Bukan kali ini saja penolakan pendirian tempat ibadah agama selain Islam terjadi di Cilegon. Pada tahun-tahun sebelumnya pun telah pernah terjadi kasus penolakan seperti ini.
Data Badan Pusat Statistik Kota Cilegon menunjukkan ada 488 masjid dan 458 musala di Cilegon, tapi tidak ada satu pun gereja, pura, maupun vihara. Padahal jumlah warga non-muslim di Kota Cilegon tercatat 7.003 warga Kristen, 1.823 warga Katolik, 244 warga Hindu, 1.676 warga Buddha, dan 10 warga Konghucu pada 2022.
Kota yang juga menjadi sorotan adalah Depok yang peringkatnya di bawah Cilegon.
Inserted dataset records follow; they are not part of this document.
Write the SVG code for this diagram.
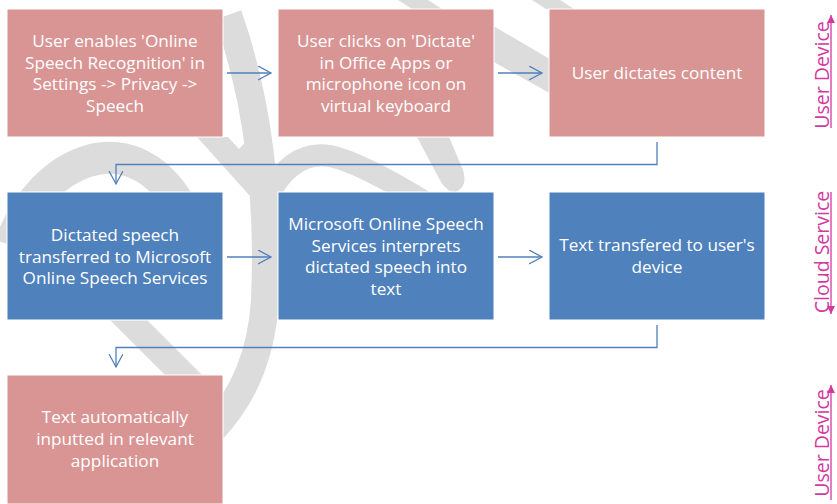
<svg xmlns="http://www.w3.org/2000/svg" width="837" height="504" viewBox="0 0 837 504">
<defs>
<style>
.wm{fill:#DCDCDC;stroke:none}
.wms{fill:none;stroke:#DCDCDC}
.pink{fill:#D99594;stroke:#FFFFFF;stroke-width:1}
.blue{fill:#4F81BD;stroke:#FFFFFF;stroke-width:1}
.t{font-family:"Open Sans","Liberation Sans",sans-serif;font-size:17.2px;fill:#FFFFFF;text-anchor:middle}
.conn{fill:none;stroke:#4F81BD;stroke-width:1.3}
.side{font-family:"Open Sans","Liberation Sans",sans-serif;font-size:19.5px;fill:#D23AA0;text-anchor:middle}
.sidel{stroke:#D23AA0;stroke-width:1.3;fill:none}
</style>
<marker id="ah" markerWidth="16" markerHeight="16" refX="13" refY="7" orient="auto" markerUnits="userSpaceOnUse">
<path d="M0,0 L13,7 L0,14" fill="none" stroke="#4F81BD" stroke-width="1.3"/>
</marker>
<marker id="sa" markerWidth="10" markerHeight="10" refX="8" refY="4" orient="auto" markerUnits="userSpaceOnUse">
<path d="M0,0 L8,4 L0,8 Z" fill="#D23AA0"/>
</marker>
</defs>
<rect width="837" height="504" fill="#FFFFFF"/>
<g id="watermark">
<path class="wms" stroke-width="32" d="M10,245 C40,160 130,120 180,205"/>
<path class="wms" stroke-width="28" d="M228,15 Q272,140 265,300 Q260,380 212,430"/>
<polygon class="wm" points="197,137 228,137 290,205 258,205"/>
<polygon class="wm" points="250,137 268,137 250,163 238,150"/>
<path class="wms" stroke-width="22" d="M268,196 Q292,150 330,156 Q360,162 430,205"/>
<path class="wm" d="M417,137 L449,137 L463,170 Q468,186 456,192 Q447,192 441,182 Z"/>
<polygon class="wm" points="110,320 147,320 203,376 166,376"/>
<polygon class="wm" points="490,24 555,62 555,96 490,60"/>
<polygon class="wm" points="398,0 428,0 442,9 412,9"/>
<polygon class="wm" points="532,0 560,0 574,9 546,9"/>
</g>
<g id="connectors">
<line class="conn" x1="227" y1="73" x2="271" y2="73" marker-end="url(#ah)"/>
<line class="conn" x1="498" y1="73" x2="542" y2="73" marker-end="url(#ah)"/>
<line class="conn" x1="227" y1="257" x2="271" y2="257" marker-end="url(#ah)"/>
<line class="conn" x1="498" y1="257" x2="542" y2="257" marker-end="url(#ah)"/>
<path class="conn" d="M657,142 V164.5 H116 V184" marker-end="url(#ah)"/>
<path class="conn" d="M657,325 V347.5 H116 V367" marker-end="url(#ah)"/>
</g>
<g id="n1">
<rect class="pink" x="7" y="9" width="216" height="128"/>
<text class="t"><tspan x="115" y="47">User enables 'Online</tspan><tspan x="115" y="68.7">Speech Recognition' in</tspan><tspan x="115" y="90.4">Settings -&gt; Privacy -&gt;</tspan><tspan x="115" y="112">Speech</tspan></text>
</g>
<g id="n2">
<rect class="pink" x="278" y="9" width="216" height="128"/>
<text class="t"><tspan x="386" y="47">User clicks on 'Dictate'</tspan><tspan x="386" y="68.7">in Office Apps or</tspan><tspan x="386" y="90.4">microphone icon on</tspan><tspan x="386" y="112">virtual keyboard</tspan></text>
</g>
<g id="n3">
<rect class="pink" x="549" y="9" width="216" height="128"/>
<text class="t"><tspan x="657" y="79">User dictates content</tspan></text>
</g>
<g id="n4">
<rect class="blue" x="7" y="192" width="216" height="128"/>
<text class="t"><tspan x="115" y="241">Dictated speech</tspan><tspan x="115" y="262.5">transferred to Microsoft</tspan><tspan x="115" y="284">Online Speech Services</tspan></text>
</g>
<g id="n5">
<rect class="blue" x="278" y="192" width="216" height="128"/>
<text class="t"><tspan x="386" y="230">Microsoft Online Speech</tspan><tspan x="386" y="251.7">Services interprets</tspan><tspan x="386" y="273.4">dictated speech into</tspan><tspan x="386" y="295">text</tspan></text>
</g>
<g id="n6">
<rect class="blue" x="549" y="192" width="216" height="128"/>
<text class="t"><tspan x="657" y="251">Text transfered to user's</tspan><tspan x="657" y="273">device</tspan></text>
</g>
<g id="n7">
<rect class="pink" x="7" y="375" width="216" height="129"/>
<text class="t"><tspan x="115" y="423">Text automatically</tspan><tspan x="115" y="445">inputted in relevant</tspan><tspan x="115" y="466.5">application</tspan></text>
</g>
<g id="lanes">
<text class="side" transform="translate(829,75) rotate(-90)">User Device</text>
<line class="sidel" x1="831" y1="128" x2="831" y2="15" marker-end="url(#sa)"/>
<text class="side" transform="translate(829,252) rotate(-90)">Cloud Service</text>
<line class="sidel" x1="831" y1="192" x2="831" y2="314" marker-end="url(#sa)"/>
<text class="side" transform="translate(829,443) rotate(-90)">User Device</text>
<line class="sidel" x1="831" y1="500" x2="831" y2="385" marker-end="url(#sa)"/>
</g>
</svg>
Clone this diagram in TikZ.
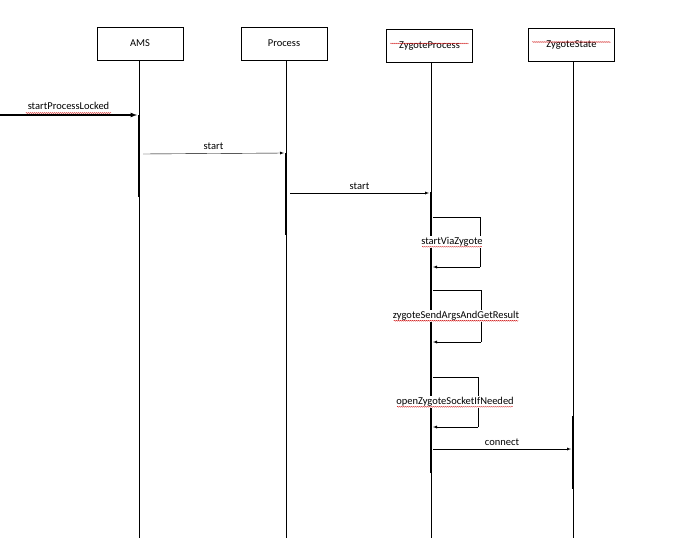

Setara Institute menilai pemerintah Kota Depok tidak melakukan tindakan nyata untuk menjawab isu toleransi dan inklusi sosial keagamaan.
Namun pemerintah Depok mengkritik hasil riset Setara Institute tersebut. walikota Mohammad Idris mengatakan, tingkat toleransi di kota Depok sudah cukup bagus.
“Tidak ada konflik antarumat beragama. Justru yang unik, ada potensi kerentanan dalam suatu agama tertentu terkait ideologi dan kepercayaan, sehingga memicu konflik,” katanya dikutip dari Tribun Depok Kamis, 4 Mei 2023.
Salah satu pertimbangan menempatkan Depok sebagai kota intoleran adalah masih adanya produk hukum yang diskriminatif. Misalnya, penutupan Masjid Al-Hidayah yang dipakai oleh kelompok Ahmadiyah.
Kemudian kepemimpinan politik di Depok juga dinilai memicu segregasi ruang publik. Misalnya, makin banyak perumahan yang hanya ditujukan penganut Islam.
Direktur Eksekutif Setara Institute Halili Hasan mengatakan, kota-kota yang berada di peringkat terendah dalam Indeks Kota Toleran 2022 salah satu faktornya terdapat kepemimpinan yang mengedepankan identitas agama tertentu.
“Cenderung menerbitkan kebijakan favoritisme identitas agama yang mewakili dirinya,” kata Halili dalam keterangannya dikutip Kamis, 4 Mei 2023.
Selain itu, kota dengan indeks toleran rendah juga karena faktor pemerintah kota yang tidak mengelola kehidupan kerukunan dan toleransi di tengah masyarakat. Pemerintah kota, dinilai kurang memfasilitasi kebebasan merayakan hari-hari besar agama.
Halili merekomendasikan penetapan skema kualifikasi kepemimpinan untuk pemimpin daerah. Pemimpin daerah harus memiliki kesadaran akan wawasan kebangsaan, kemajemukan, dan kebhinekaan.